Violence that broke out in Myanmar’s Rakhine state in June has left almost 90 people dead from the Rohingya and majority Buddhist community, and neighbouring Bangladesh has barred new refugees from entering.
A team of four US officials travelled to the two countries last month to meet officials and civil society representatives as they assessed the conditions of the Rohingya, whom Myanmar does not consider to be citizens.
Kelly Clements, deputy assistant secretary of state for population, refugees and migration, said that she and her colleagues spoke to authorities in Myanmar about “a path to citizenship for those Rohingya with claims.”
“Peace is possible in Rakhine state only through economic development, poverty alleviation and ensuring basic rights for residents,” she told an event held by the Open Society Foundations and Refugees International.
The 800,000 Rohingya in Myanmar, formerly known as Burma, speak a dialect similar to one in Bangladesh and are seen by many Burmese as illegal immigrants.
Home to some 300,000 Rohingya, Bangladesh has barred foreign charities from assistance for fear that they would encourage a new influx of refugees.
Clements said that the United States has been a “steadfast” supporter of aid to Bangladesh and hoped that the country would assist Rohingya on its soil, most of whom are undocumented.
“We have urged the government of Bangladesh to register this population and improve their living conditions, as well as those of the Bangladeshi community that hosts them,” she said.

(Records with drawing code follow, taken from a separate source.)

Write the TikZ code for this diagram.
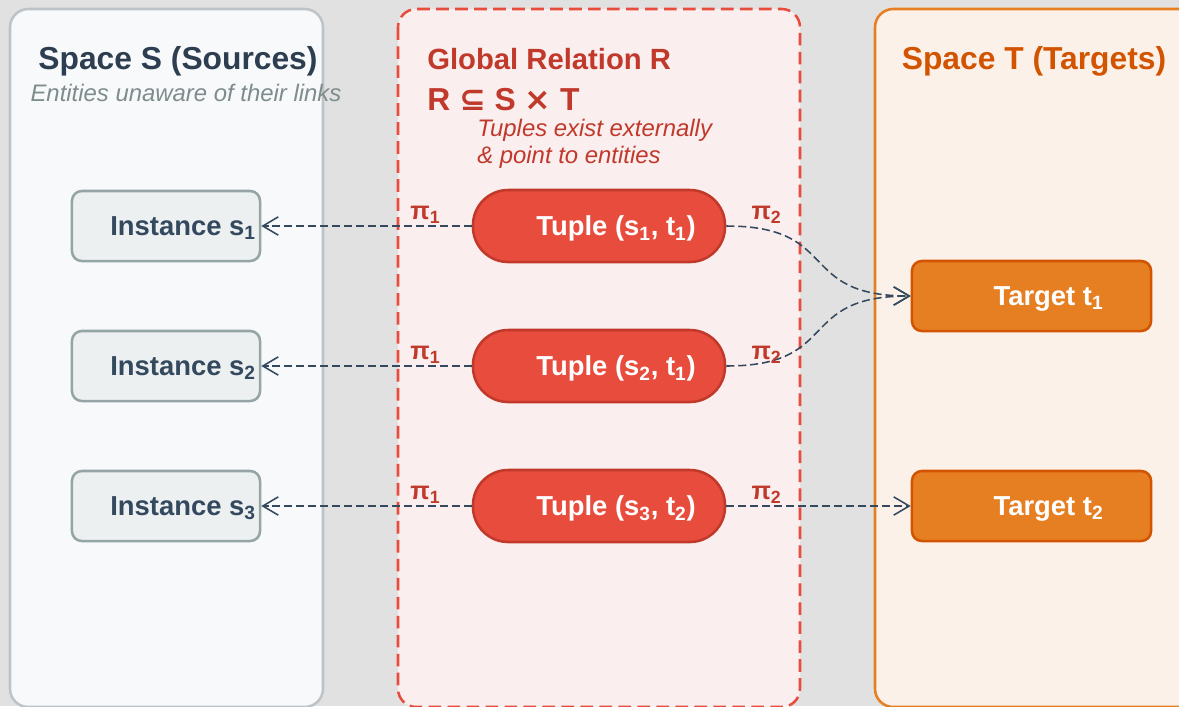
\documentclass[tikz,border=0pt]{standalone}
\usepackage{fontspec}
\setmainfont{Liberation Sans}
\newfontfamily\symfont{DejaVu Sans}
\usepackage{xcolor}
\usetikzlibrary{arrows.meta,positioning}
\definecolor{bggray}{HTML}{E1E1E1}
\definecolor{sfill}{HTML}{F8F9FA}
\definecolor{sline}{HTML}{BDC3C7}
\definecolor{rfill}{HTML}{FAEEEE}
\definecolor{rline}{HTML}{E74C3C}
\definecolor{tfill}{HTML}{FCF1E9}
\definecolor{tline}{HTML}{E67E22}
\definecolor{darkblue}{HTML}{2C3E50}
\definecolor{slate}{HTML}{34495E}
\definecolor{grayish}{HTML}{7F8C8D}
\definecolor{instfill}{HTML}{ECF0F1}
\definecolor{instline}{HTML}{95A5A6}
\definecolor{darkred}{HTML}{C0392B}
\definecolor{darkorange}{HTML}{D35400}
\newcommand{\pad}{\hspace*{0.85cm}}
\newcommand{\titlefont}{\fontsize{22.6}{26}\selectfont\bfseries}
\newcommand{\notefont}{\fontsize{17}{19.2}\selectfont\itshape}

\begin{document}
\begin{tikzpicture}[x=0.025cm, y=-0.025cm, every node/.style={inner sep=0pt},
		panel/.style={rounded corners=13pt, line width=1.8pt},
		box/.style={draw, line width=1.8pt, minimum height=1.75cm, text depth=0pt, font=\fontsize{19.5}{23}\selectfont\bfseries},
		inst/.style={box, draw=instline, fill=instfill, text=slate, rounded corners=7pt, minimum width=4.7cm},
		tup/.style={box, draw=darkred, fill=rline, text=white, rounded corners=0.88cm, minimum width=6.3cm, minimum height=1.8cm},
		tgt/.style={box, draw=darkorange, fill=tline, text=white, rounded corners=7pt, minimum width=5.975cm},
		proj/.style={text=darkred, font=\fontsize{18}{20}\selectfont\bfseries},
		link/.style={slate, line width=1.1pt, dash pattern=on 5.7pt off 2.8pt, -{Straight Barb[length=11pt,width=13pt]}}]
		
		\clip (0,0) rectangle (1179,706);
		\fill[bggray] (0,0) rectangle (1179,706);
		
		% the three spaces
		\draw[panel, draw=sline, fill=sfill] (10,9) rectangle (323,707);
		\draw[panel, draw=rline, fill=rfill, dash pattern=on 9pt off 4.5pt] (398,9) rectangle (800,707);
		\draw[panel, draw=tline, fill=tfill] (875,9) rectangle (1210,707);
		
		\node[anchor=base, text=darkblue, font=\titlefont] (ts) at (178,69) {Space S (Sources)};
		\node[anchor=base, text=grayish, font=\notefont] (ns) at (186,101) {Entities unaware of their links};
		\node[anchor=base west, text=darkred, font=\fontsize{20.8}{24}\selectfont\bfseries] (tr) at (427,69) {Global Relation R};
		\node[anchor=base west, text=darkred, font=\titlefont] (rel) at (427,110) {R {\symfont ⊆} S {\symfont ×} T};
		\node[anchor=base west, text=darkred, font=\notefont, align=left] (nr) at (477,163) {Tuples exist externally\\\& point to entities};
		\node[anchor=base, text=darkorange, font=\titlefont] (tt) at (1034,69) {Space T (Targets)};
		
		\node[inst] (s1) at (166,226) {\pad Instance s\textsubscript{1}};
		\node[inst] (s2) at (166,366) {\pad Instance s\textsubscript{2}};
		\node[inst] (s3) at (166,506) {\pad Instance s\textsubscript{3}};
		
		\node[tup] (p1) at (599,226) {\pad Tuple (s\textsubscript{1}, t\textsubscript{1})};
		\node[tup] (p2) at (599,366) {\pad Tuple (s\textsubscript{2}, t\textsubscript{1})};
		\node[tup] (p3) at (599,506) {\pad Tuple (s\textsubscript{3}, t\textsubscript{2})};
		
		\node[tgt] (t1) at (1031.5,296) {\pad Target t\textsubscript{1}};
		\node[tgt] (t2) at (1031.5,506) {\pad Target t\textsubscript{2}};
		
		\path[link]
		(p1) edge (s1)
		(p2) edge (s2)
		(p3) edge (s3)
		(p1.east) edge[out=0, in=180, looseness=1.5] (t1.west)
		(p2.east) edge[out=0, in=180, looseness=1.5] (t1.west)
		(p3) edge (t2)
		;
		
		\node[proj, above left=0.05cm and 0.775cm of p1.west] (a1) {π\textsubscript{1}};
		\node[proj, above left=0.05cm and 0.775cm of p2.west] (a2) {π\textsubscript{1}};
		\node[proj, above left=0.05cm and 0.775cm of p3.west] (a3) {π\textsubscript{1}};
		\node[proj, above right=0.05cm and 0.625cm of p1.east] (b1) {π\textsubscript{2}};
		\node[proj, above right=0.05cm and 0.625cm of p2.east] (b2) {π\textsubscript{2}};
		\node[proj, above right=0.05cm and 0.625cm of p3.east] (b3) {π\textsubscript{2}};
		\end{tikzpicture}
\end{document}
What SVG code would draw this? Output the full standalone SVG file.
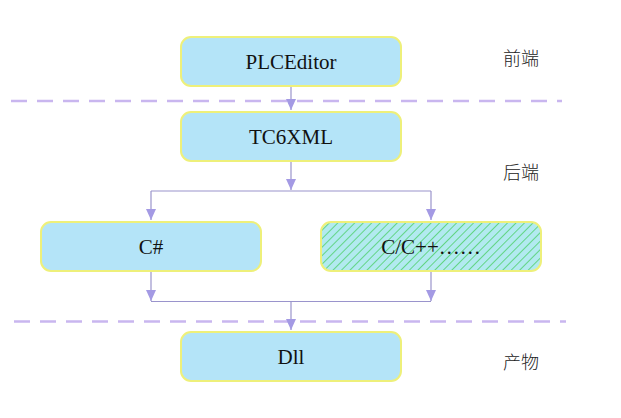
<svg xmlns="http://www.w3.org/2000/svg" width="621" height="418" viewBox="0 0 621 418">
<style>
.box{fill:#b4e4f8;stroke:#eef07a;stroke-width:2}
.lbl{font-family:"Liberation Serif","Times New Roman",serif;font-size:21px;fill:#111;text-anchor:middle;dominant-baseline:central}
.zh{font-family:"Noto Sans CJK SC",sans-serif;font-size:18px;fill:#222;text-anchor:middle;dominant-baseline:central;font-weight:300}
.sep{stroke:#c9b6ef;stroke-width:2.5;stroke-dasharray:16 10;fill:none}
.con{stroke:#9a94cc;stroke-width:1.2;fill:none}
</style>
<defs>
<marker id="ah" viewBox="0 0 10 11" refX="5" refY="11" markerWidth="10" markerHeight="11" markerUnits="userSpaceOnUse">
<path d="M0,0 L10,0 L5,11 Z" fill="#a49ae4"/>
</marker>
<pattern id="hatch" patternUnits="userSpaceOnUse" width="6" height="6" patternTransform="rotate(45)">
<rect width="6" height="6" fill="#b2eaf0"/>
<line x1="0" y1="0" x2="0" y2="6" stroke="#2ec83e" stroke-width="1.2"/>
</pattern>
</defs>
<rect width="621" height="418" fill="#fff"/>
<g id="separators">
<line class="sep" x1="11" y1="101" x2="562" y2="101"/>
<line class="sep" x1="14" y1="321.5" x2="566" y2="321.5"/>
</g>
<g id="connectors">
<path class="con" d="M291,86 V110" marker-end="url(#ah)"/>
<path class="con" d="M291,161 V190" marker-end="url(#ah)"/>
<path class="con" d="M151,191 H431"/>
<path class="con" d="M151,191 V220" marker-end="url(#ah)"/>
<path class="con" d="M431,191 V220" marker-end="url(#ah)"/>
<path class="con" d="M151,271 V301" marker-end="url(#ah)"/>
<path class="con" d="M431,271 V301" marker-end="url(#ah)"/>
<path class="con" d="M151,301.5 H431"/>
<path class="con" d="M291,301.5 V330" marker-end="url(#ah)"/>
</g>
<g id="node-plceditor">
<rect class="box" x="181" y="37" width="220" height="49" rx="10"/>
<text class="lbl" x="291" y="61.5">PLCEditor</text>
</g>
<g id="node-tc6xml">
<rect class="box" x="181" y="112" width="220" height="49" rx="10"/>
<text class="lbl" x="291" y="136.5">TC6XML</text>
</g>
<g id="node-csharp">
<rect class="box" x="41" y="222" width="220" height="49" rx="10"/>
<text class="lbl" x="151" y="246.5">C#</text>
</g>
<g id="node-cpp">
<rect class="box" x="321" y="222" width="220" height="49" rx="10" style="fill:url(#hatch)"/>
<text class="lbl" x="431" y="246.5">C/C++……</text>
</g>
<g id="node-dll">
<rect class="box" x="181" y="332" width="220" height="49" rx="10"/>
<text class="lbl" x="291" y="356.5">Dll</text>
</g>
<g id="labels">
<text class="zh" x="521" y="57">前端</text>
<text class="zh" x="521" y="171">后端</text>
<text class="zh" x="521" y="361">产物</text>
</g>
</svg>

But Clements, who has worked on the Rohingya issue for two decades, said she saw growing needs among the community with rising malnutrition rates and more parents pulling children from school to earn money.
“Sadly, solutions to this protracted displacement appear increasingly elusive,” she said.
Secretary of State Hillary Clinton called for the Rohingya mission as the United States seeks to encourage dramatic recent reforms in Myanmar, whose President Thein Sein has freed prisoners, eased censorship and reached out to the ethnic rebels.
Opposition icon Aung San Suu Kyi, who spent most of the past two decades under house arrest, has been elected to parliament and paid a landmark visit to Washington last month.